Similarly, of the total tracked climate finance in 2017/18, only 7.5 per cent went towards climate change adaptation; less than 3 per cent to agriculture, forestry and other land uses, or other agriculture-related investments; only 1.7 per cent, amounting to roughly $10 billion, reached small-scale producers.

Agricultural policies also miss the opportunity to address gender equality and women’s empowerment and intersecting vulnerabilities such as climate change. An analysis of agricultural policies from 68 low- and middle-income countries done by FAO last year showed that about 80 per cent of policies did not consider women and climate change.
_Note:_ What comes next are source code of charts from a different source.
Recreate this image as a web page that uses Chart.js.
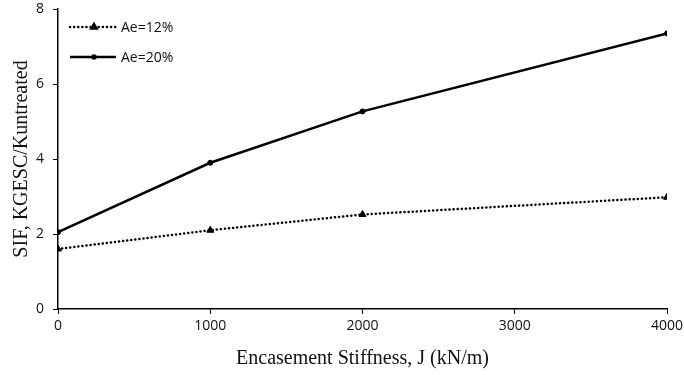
<!DOCTYPE html>
<html>
<head>
<meta charset="utf-8">
<script src="https://cdn.jsdelivr.net/npm/chart.js@4"></script>
<style>
  html, body { margin: 0; padding: 0; background: #fff; }
  #wrap { width: 684px; height: 375px; }
</style>
</head>
<body>
<div id="wrap"><canvas id="sif-chart"></canvas></div>
<script>
// stiffness values along x, kN/m
const stiffness = [0, 1000, 2000, 4000];
// SIF for the two area ratios
const sif12 = [1.6, 2.1, 2.52, 2.98];
const sif20 = [2.05, 3.9, 5.27, 7.35];
const seriesLabels = ["Ae=12%", "Ae=20%"];
const yTicks = [0, 2, 4, 6, 8];
const xTicks = [0, 1000, 2000, 3000, 4000];

const toPoints = (ys) => stiffness.map((x, i) => ({ x: x, y: ys[i] }));

// legend drawn inside the plot area: line sample + marker + text
const insideLegend = {
  id: "insideLegend",
  afterDraw(chart) {
    const ctx = chart.ctx;
    const rows = [27, 57];
    chart.data.datasets.forEach((ds, i) => {
      const y = rows[i];
      ctx.save();
      ctx.strokeStyle = "#000";
      ctx.lineWidth = ds.borderWidth;
      ctx.setLineDash(ds.borderDash || []);
      ctx.lineCap = ds.borderCapStyle || "butt";
      ctx.beginPath();
      ctx.moveTo(70, y);
      ctx.lineTo(116, y);
      ctx.stroke();
      ctx.setLineDash([]);
      ctx.fillStyle = "#000";
      Chart.helpers.drawPoint(ctx, {
        pointStyle: ds.pointStyle,
        radius: ds.pointRadius - 1,
        borderWidth: 1
      }, 94, y);
      ctx.fillStyle = "#111";
      ctx.font = "14px 'Open Sans', sans-serif";
      ctx.textBaseline = "middle";
      ctx.fillText(ds.label, 121, y + 1);
      ctx.restore();
    });
  }
};

const plainTick = (v) => String(v);

new Chart(document.getElementById("sif-chart"), {
  type: "line",
  data: {
    datasets: [
      {
        label: seriesLabels[0],
        data: toPoints(sif12),
        borderColor: "#000",
        backgroundColor: "#000",
        borderWidth: 2.5,
        borderDash: [0.1, 4],
        borderCapStyle: "round",
        pointStyle: "triangle",
        pointRadius: 4,
        pointBorderWidth: 1,
        fill: false,
        tension: 0
      },
      {
        label: seriesLabels[1],
        data: toPoints(sif20),
        borderColor: "#000",
        backgroundColor: "#000",
        borderWidth: 2.5,
        pointStyle: "circle",
        pointRadius: 2.5,
        pointBorderWidth: 1,
        fill: false,
        tension: 0
      }
    ]
  },
  options: {
    responsive: true,
    maintainAspectRatio: false,
    animation: false,
    layout: { padding: { top: 9, right: 0, left: 6, bottom: 0 } },
    plugins: { legend: { display: false }, tooltip: { enabled: false } },
    scales: {
      x: {
        type: "linear",
        min: 0,
        max: 4000,
        afterBuildTicks: (s) => { s.ticks = xTicks.map((v) => ({ value: v })); },
        afterFit: (s) => { s.height = 66; s.paddingRight = 17; },
        grid: { drawOnChartArea: false, color: "#000", tickLength: 5, lineWidth: 1 },
        border: { color: "#000", width: 1.5 },
        ticks: {
          color: "#111",
          padding: 4,
          maxRotation: 0,
          callback: plainTick,
          font: { family: "'Open Sans', sans-serif", size: 14 }
        },
        title: {
          display: true,
          text: "Encasement Stiffness, J (kN/m)",
          color: "#111",
          padding: { top: 3 },
          font: { family: "'Liberation Serif', serif", size: 20 }
        }
      },
      y: {
        min: 0,
        max: 8,
        afterBuildTicks: (s) => { s.ticks = yTicks.map((v) => ({ value: v })); },
        afterFit: (s) => { s.width = 52; s.paddingTop = 0; s.paddingBottom = 0; },
        grid: { drawOnChartArea: false, color: "#000", tickLength: 5, lineWidth: 1 },
        border: { color: "#000", width: 1.5 },
        ticks: {
          color: "#111",
          padding: 9,
          callback: plainTick,
          font: { family: "'Open Sans', sans-serif", size: 14 }
        },
        title: {
          display: true,
          text: "SIF, KGESC/Kuntreated",
          color: "#111",
          padding: { bottom: 2 },
          font: { family: "'Liberation Serif', serif", size: 20 }
        }
      }
    }
  },
  plugins: [insideLegend]
});
</script>
</body>
</html>
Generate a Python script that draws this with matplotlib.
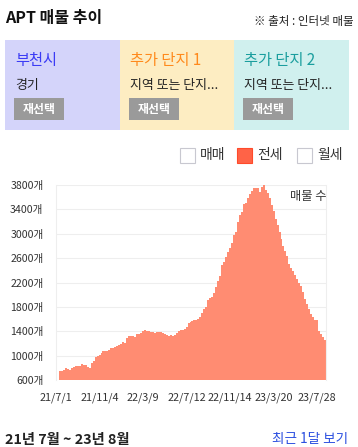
import matplotlib
matplotlib.use("Agg")
import matplotlib.pyplot as plt
from matplotlib.patches import Rectangle
import numpy as np

plt.rcParams['font.family'] = ['Noto Sans CJK KR', 'DejaVu Sans']

W, H = 358, 447

# Data: listing counts (전세), roughly 2 px per step in the reference
counts = [
    750, 750, 760, 790, 780, 770, 800, 813, 830, 830,
    830, 862, 846, 846, 820, 800, 880, 917, 983, 990,
    1010, 1050, 1076, 1076, 1076, 1100, 1120, 1120, 1140, 1158,
    1170, 1190, 1228, 1210, 1283, 1320, 1327, 1327, 1310, 1350,
    1360, 1376, 1400, 1420, 1405, 1400, 1393, 1380, 1366, 1390,
    1393, 1390, 1370, 1350, 1340, 1327, 1335, 1327, 1340, 1366,
    1400, 1420, 1420, 1430, 1475, 1530, 1557, 1568, 1585, 1585,
    1600, 1640, 1694, 1760, 1800, 1920, 1945, 1960, 2022, 2120,
    2230, 2310, 2487, 2541, 2623, 2700, 2760, 2850, 2980, 3033,
    3197, 3300, 3360, 3483, 3510, 3580, 3650, 3700, 3745, 3745,
    3745, 3680, 3770, 3800, 3720, 3663, 3590, 3480, 3380, 3240,
    3150, 3030, 2920, 2800, 2720, 2640, 2500, 2430, 2390, 2330,
    2260, 2200, 2140, 2050, 1930, 1850, 1760, 1690, 1635, 1590,
    1585, 1400, 1350, 1310, 1260,
]
date_labels = ['21/7/1', '21/11/4', '22/3/9', '22/7/12', '22/11/14', '23/3/20', '23/7/28']
y_ticks = [600, 1000, 1400, 1800, 2200, 2600, 3000, 3400, 3800]

panel_titles = ['부천시', '추가 단지 1', '추가 단지 2']
panel_subs = ['경기', '지역 또는 단지...', '지역 또는 단지...']
panel_bg = ['#d4d4fa', '#fdedc2', '#d0f0ee']
panel_fg = ['#3b3bf5', '#ff8a1c', '#1a9e9e']

legend_names = ['매매', '전세', '월세']


def fx(x):
    return x / W


def fy(y):
    return 1 - y / H


fig = plt.figure(figsize=(W / 100, H / 100), dpi=100)

# header
fig.text(fx(5), fy(18), 'APT 매물 추이', fontsize=11.5, fontweight='bold',
         ha='left', va='center', color='#111111')
fig.text(fx(354), fy(22), '※ 출처 : 인터넷 매물', fontsize=8.3, ha='right',
         va='center', color='#222222')

# region panels
px0 = [5, 120, 234]
pw = [115, 114, 115]
for i in range(3):
    fig.patches.append(Rectangle((fx(px0[i]), fy(130)), pw[i] / W, 90 / H,
                                 transform=fig.transFigure, facecolor=panel_bg[i],
                                 edgecolor='none', zorder=0))
    fig.text(fx(px0[i] + 10), fy(61), panel_titles[i], fontsize=11,
             color=panel_fg[i], ha='left', va='center',
             fontweight='medium' if i > 0 else 'normal')
    fig.text(fx(px0[i] + 10), fy(85), panel_subs[i], fontsize=9.3,
             color='#222222', ha='left', va='center')
    fig.patches.append(Rectangle((fx(px0[i] + 9), fy(120)), 50 / W, 22 / H,
                                 transform=fig.transFigure, facecolor='#9a9a9a',
                                 edgecolor='none', zorder=1))
    fig.text(fx(px0[i] + 34), fy(109), '재선택', fontsize=8.6, color='white',
             fontweight='bold', ha='center', va='center', zorder=2)

# legend
lx = [180, 237, 297]
for i, name in enumerate(legend_names):
    on = (i == 1)
    fig.patches.append(Rectangle((fx(lx[i]), fy(163)), 15 / W, 15 / H,
                                 transform=fig.transFigure,
                                 facecolor='#ff6347' if on else 'white',
                                 edgecolor='#ff4a2a' if on else '#c8c8d0',
                                 linewidth=0.8))
    fig.text(fx(lx[i] + 20), fy(155), name, fontsize=10, color='#333333',
             ha='left', va='center')

# chart
ax = fig.add_axes([fx(56), fy(380), 270 / W, 195 / H])
x = np.arange(len(counts))
ax.bar(x, counts, width=1.0, align='edge', color='#ff8c72', linewidth=0, zorder=2)
ax.set_xlim(0, len(counts))
ax.set_ylim(600, 3800)
ax.set_yticks(y_ticks)
ax.set_yticklabels([f'{v}개' for v in y_ticks], fontsize=7.6, color='#333333')
ax.yaxis.grid(True, color='#eeeeee', linewidth=0.8, zorder=0)
ax.tick_params(axis='y', length=0, pad=9)
ax.set_xticks(-1.5 + 22 * np.arange(len(date_labels)))
ax.set_xticklabels(date_labels, fontsize=7.8, color='#333333')
ax.tick_params(axis='x', length=0, pad=9)
for s in ['top', 'bottom']:
    ax.spines[s].set_visible(False)
for s in ['left', 'right']:
    ax.spines[s].set_color('#eeeeee')
    ax.spines[s].set_linewidth(0.8)
ax.text(1.0, 0.94, '매물 수', transform=ax.transAxes, fontsize=8.8,
        color='#333333', ha='right', va='center')

# footer
fig.text(fx(5), fy(440), '21년 7월 ~ 23년 8월', fontsize=10.3, fontweight='bold',
         color='#222222', ha='left', va='center')
fig.text(fx(348), fy(439), '최근 1달 보기', fontsize=9.8, color='#2b4fe0',
         ha='right', va='center')

fig.savefig('out.png', dpi=100)
plt.close(fig)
Other key report findings:

  • In an average year, poor households lose 4.4 per cent of their total income due to floods relative to better-off households.
  • Rising temperatures increase poor households’ dependency on climate-sensitive agriculture relative to that of non-poor households. A 1C increase in average temperatures leads to a 53 per cent increase in the farm incomes of poor households and a 33 per cent decrease in their off-farm incomes, relative to non-poor households.
  • Women plot managers are as capable as men to adopt climate-adaptive agricultural practices, but often lose more income and off-farm opportunities when exposed to extreme weather events. Each day of extreme high temperature reduces the total value of crops produced by women farmers by 3 per cent relative to men.
  • In an average year, households headed by young people see their total incomes increase by 3 per cent due to floods, and by 6 per cent because of heat stress, relative to older house holds.